4A Flashcards
Why are assumptions necessary in regression analysis?
Assumptions ensure that OLS provides unbiased and accurate estimates of regression coefficients and standard errors.
What happens when an assumption is violated?
Regression coefficients and/or standard errors may become biased, leading to incorrect conclusions, such as false significance.
What are the four key assumptions in OLS regression?
- Homoscedasticity (constant variance of residuals).
- Independent observations (no clustering in data).
- No large outliers (extreme values can distort results).
- Normally distributed residuals (only relevant for small samples).
What is homoscedasticity in OLS regression?
The variance of the residuals (errors) should be constant across all levels of X.
What is heteroscedasticity, and why is it a problem?
Heteroscedasticity occurs when residual variance depends on X. This leads to biased standard errors, making p-values unreliable.
How do you check for heteroscedasticity?
Inspect scatterplots of residuals vs. predicted values or use White’s test in SPSS.
How can heteroscedasticity be corrected?
Use heteroscedasticity-robust standard errors, which correct standard errors without changing coefficients.
What does the assumption of independent observations require?
Each observation must provide new information, meaning data points should not be correlated or clustered.
What happens if observations are not independent?
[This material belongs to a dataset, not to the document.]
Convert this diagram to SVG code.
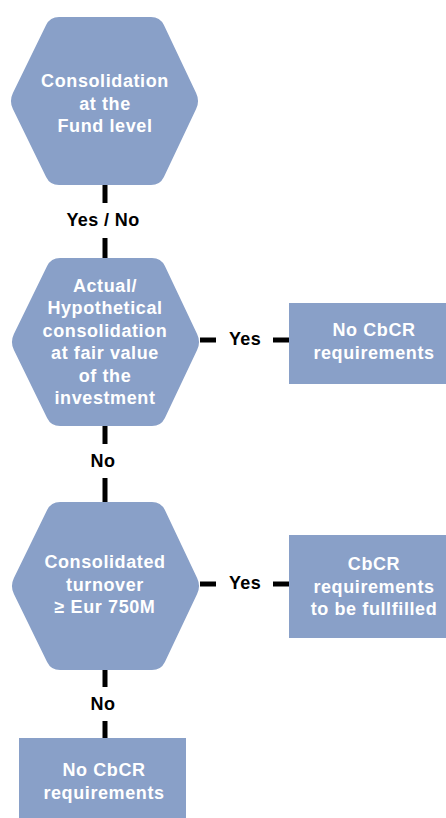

Standard errors become too small, making p-values unreliable and increasing the risk of Type I errors (false positives).
How do you check if observations are independent?
Ensure one observation per unit, such as one person or one country. Check if data was collected from multiple sources, such as different countries.
What are the two solutions for non-independent observations?
- Use cluster-robust standard errors, for example, by country.
- Add control variables for the clustering factor, such as country fixed effects.
What is an outlier in regression?
An extreme observation that deviates significantly from other data points, such as a z-score above +3 or below -3.
Why can outliers be problematic?
Outliers distort coefficients and standard errors, making results unreliable. They can overwhelm the rest of the data.
How can you check for outliers?
Compute z-scores for all variables and look for values greater than +3 or less than -3.
What are the two approaches for dealing with outliers?
- Run regression with and without outliers to see if results change.
- If results differ significantly, justify whether to include or exclude them.
What does the assumption of normal residuals mean?
Residuals (errors) should follow a normal distribution, but only in small samples (n < 30).
Why is normality of residuals important only in small samples?
The Central Limit Theorem ensures that with large samples, standard errors are reliable even if residuals are not normal.
How can you test if residuals are normally distributed?
Use a histogram to check if residuals follow a bell curve or run a Shapiro-Wilk test or Kolmogorov-Smirnov test. If p < 0.05, residuals are not normal.
What are the two ways to fix non-normal residuals?
- Increase sample size to more than 30.
- Use alternative estimation methods, which are not covered in this course.